### PROBLEM STATEMENT
From the listing, collect all lines containing the word "chart".

### DATA BLOCK

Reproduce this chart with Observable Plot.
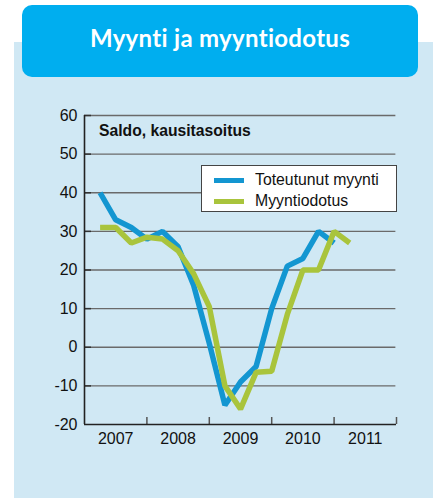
<!DOCTYPE html>
<html>
<head>
<meta charset="utf-8">
<script src="https://cdn.jsdelivr.net/npm/d3@7"></script>
<script src="https://cdn.jsdelivr.net/npm/@observablehq/plot@0.6"></script>
<style>
  html, body { margin: 0; padding: 0; background: #ffffff; }
  #wrap { position: relative; width: 433px; height: 498px; overflow: hidden; font-family: "Liberation Sans", Arial, sans-serif; }
  #panel { position: absolute; left: 14px; top: 42px; width: 419px; height: 456px; background: #d0e8f4; }
  #titlebox { position: absolute; left: 22px; top: 5px; width: 396px; height: 72px; background: #00aeef; border-radius: 10px;
    color: #fff; font-family: Lato, "Open Sans", sans-serif; font-weight: 700; font-size: 24px; text-align: center; line-height: 24px; }
  #titlebox span { position: absolute; left: 0; right: 0; top: 21px; letter-spacing: 0.3px; }
  #chart { position: absolute; left: 0; top: 0; }
  #subtitle { position: absolute; left: 99px; top: 122px; font-weight: bold; font-size: 15.7px; color: #111; }
  #legend { position: absolute; left: 201px; top: 165px; width: 194px; height: 45px; background: #fff; border: 1.5px solid #444; box-sizing: content-box; }
  .li { position: absolute; left: 0; height: 20px; font-size: 15.8px; color: #111; }
  .li i { position: absolute; left: 12px; top: 8px; width: 30px; height: 5px; }
  .li b { position: absolute; left: 53px; top: 1px; font-weight: normal; white-space: nowrap; }
</style>
</head>
<body>
<div id="wrap">
  <div id="panel"></div>
  <div id="titlebox"><span id="title"></span></div>
  <div id="chart"></div>
  <div id="subtitle"></div>
  <div id="legend"></div>
</div>
<script>
// ---- data ----
const titleText = "Myynti ja myyntiodotus";
const subtitleText = "Saldo, kausitasoitus";
const seriesNames = ["Toteutunut myynti", "Myyntiodotus"];
const seriesColors = ["#1396d1", "#a9c43c"];
const firstQuarterYear = 2007;            // first observation: 2007 Q1 (plotted at quarter end)
const toteutunutMyynti = [40, 33, 31, 28, 30, 26, 16, 1, -15, -9, -5, 10, 21, 23, 30, 27];
const myyntiodotus = [31, 31, 27, 28.5, 28, 25, 19, 10.5, -10, -16, -6.5, -6.2, 8.5, 20, 20, 30, 27];
const yTicks = [-20, -10, 0, 10, 20, 30, 40, 50, 60];
const yearLabels = ["2007", "2008", "2009", "2010", "2011"];

// ---- build table ----
const rows = [];
[toteutunutMyynti, myyntiodotus].forEach((vals, s) => {
  vals.forEach((v, i) => rows.push({ series: seriesNames[s], t: firstQuarterYear + (i + 1) / 4, value: v }));
});
const years = yearLabels.map(Number);
const xDomain = [years[0], years[years.length - 1] + 1];
const yDomain = [yTicks[0], yTicks[yTicks.length - 1]];
const yearBounds = years.map(y => y + 1);
const yearMids = years.map(y => y + 0.5);

const W = 433, H = 498;
const mL = 84, mR = 37, mT = 115, mB = 74;
const pxPerYear = (W - mL - mR) / (xDomain[1] - xDomain[0]);
const pxPerUnit = (H - mT - mB) / (yDomain[1] - yDomain[0]);
const tickLenX = 7 / pxPerYear, tickLenY = 7 / pxPerUnit;

const chart = Plot.plot({
  width: W, height: H,
  marginLeft: mL, marginRight: mR, marginTop: mT, marginBottom: mB,
  style: { background: "transparent", fontFamily: "Liberation Sans, Arial, sans-serif", fontSize: "16px", color: "#111" },
  x: { domain: xDomain },
  y: { domain: yDomain },
  marks: [
    // grid
    Plot.ruleY(yTicks.slice(1), { x1: xDomain[0], x2: xDomain[1] - 0.01, stroke: "#6a6a6a", strokeWidth: 1.3 }),
    Plot.ruleY(yTicks.slice(1), { x1: xDomain[0], x2: xDomain[0] + tickLenX, stroke: "#333", strokeWidth: 1.5 }),
    // x ticks (year boundaries), pointing up
    Plot.ruleX(yearBounds, { y1: yDomain[0], y2: yDomain[0] + tickLenY, stroke: "#555", strokeWidth: 1.5 }),
    // axes lines
    Plot.ruleY([yDomain[0]], { x1: xDomain[0], x2: xDomain[1], stroke: "#222", strokeWidth: 1.6 }),
    Plot.ruleX([xDomain[0]], { y1: yDomain[0], y2: yDomain[1], stroke: "#222", strokeWidth: 1.6 }),
    Plot.axisY(yTicks, { tickSize: 0, tickPadding: 7, label: null, fontSize: 16, tickFormat: d => String(d) }),
    Plot.axisX(yearMids, { tickSize: 0, tickPadding: 8, label: null, tickFormat: (d, i) => yearLabels[i], fontSize: 16 }),
    // series
    Plot.line(rows, { x: "t", y: "value", z: "series", stroke: d => seriesColors[seriesNames.indexOf(d.series)],
      strokeWidth: 5.5, strokeLinejoin: "miter", strokeLinecap: "butt" })
  ]
});
document.getElementById("chart").appendChild(chart);
document.getElementById("title").textContent = titleText;
document.getElementById("subtitle").textContent = subtitleText;
const legend = document.getElementById("legend");
seriesNames.forEach((name, i) => {
  const d = document.createElement("div");
  d.className = "li";
  d.style.top = (4 + i * 21) + "px";
  d.innerHTML = `<i style="background:${seriesColors[i]}"></i><b></b>`;
  d.querySelector("b").textContent = name;
  legend.appendChild(d);
});
</script>
</body>
</html>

### ANSWER TO THE TASK
Reproduce this chart with Observable Plot.
  #chart { position: absolute; left: 0; top: 0; }
  <div id="chart"></div>
const chart = Plot.plot({
document.getElementById("chart").appendChild(chart);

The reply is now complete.